BERLIN (Reuters) – Pilots and cabin crew at Ryanair (RYA.I) in Germany started a full-day walkout early on Wednesday to put pressure on management in labor talks with Europe’s biggest low-cost carrier.
An aircraft of low-cost airliner Ryanair is seen behind a fence while being parked at the tarmac of Weeze airport near the German-Dutch border during a wider European strike of Ryanair airline crews to protest slow progress in negotiating a collective labour agreement at Weeze airport, Germany August 10, 2018. REUTERS/Wolfgang Rattay
Ryanair had said on Tuesday it would cancel 150 out of a total 400 flights scheduled to fly to and from Germany on Wednesday due to the strike and warned that such “wildcat” strikes would lead to job cuts if they continued.
German pilots union Vereinigung Cockpit (VC) has called on Ryanair to agree to mediation in its dispute over pay and terms, but there has been disagreement over who the mediator should be.
Ryanair says its latest offer to VC addressed all of the union’s demands and that the walkouts were unreasonable.
The Irish carrier has come under fire from unions, especially in Germany, for its practice of employing some pilots via third-party agencies, such as McGinley Aviation. The airline last year decided to recognize unions in an attempt to improve relations with its pilots and ease a staffing crunch.

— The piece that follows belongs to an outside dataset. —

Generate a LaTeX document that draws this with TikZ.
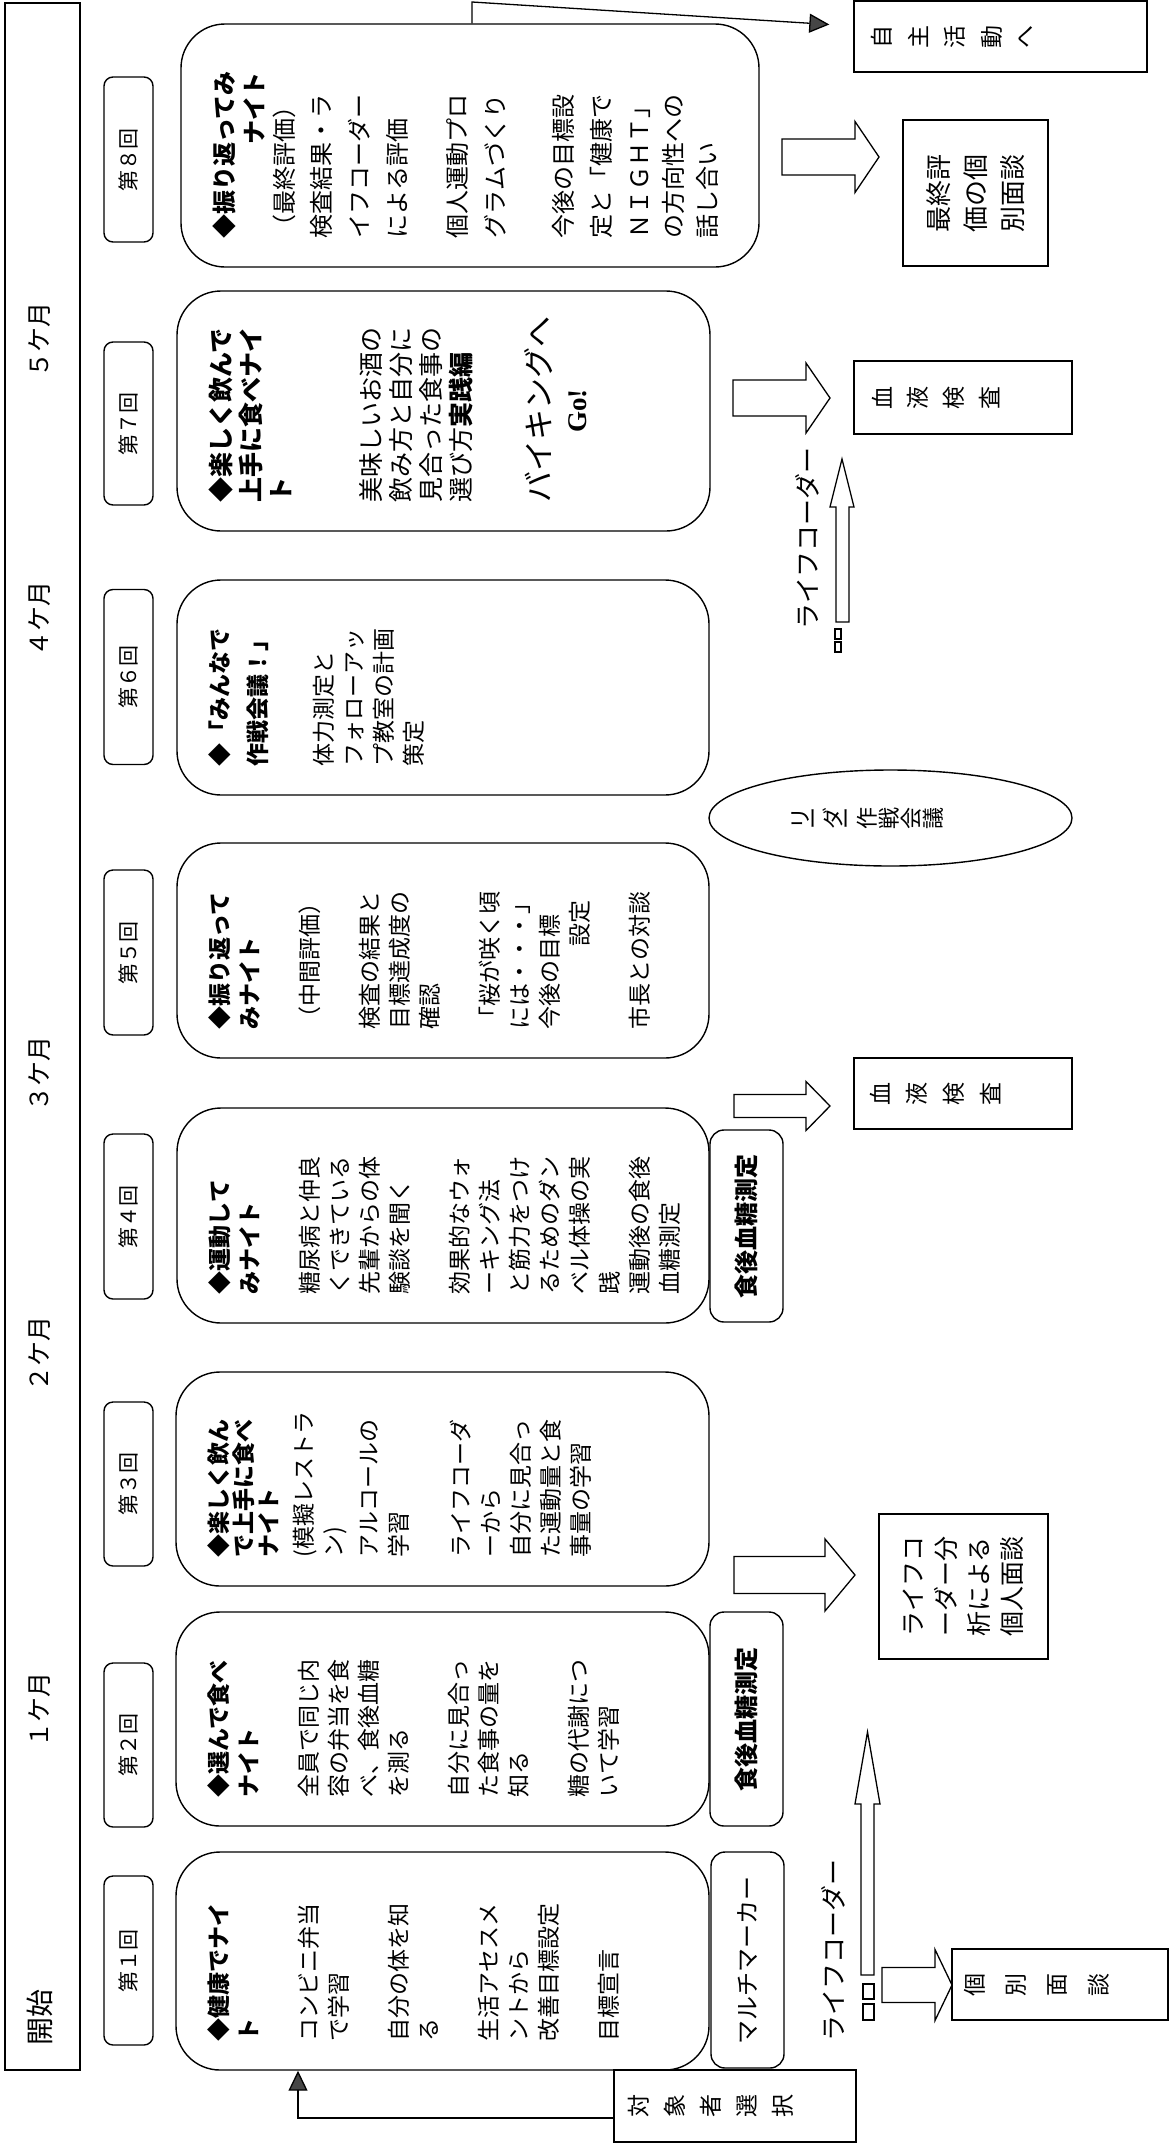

German services union Verdi is seeking a substantial pay increase as well as local contracts for around 1,000 cabin crew at Ryanair. It said management had, however, offered local contracts only from 2022.
The carrier suffered its worst ever strikes this summer, but secured a breakthrough in August when it reached a deal with Irish pilots and said it was hopeful it could secure deals in other markets soon.
Last week, however, seven trade unions representing Ryanair cabin crew in Italy, Portugal, Belgium, Spain and the Netherlands threatened to hold a strike in late September unless the airline agrees to improve working conditions.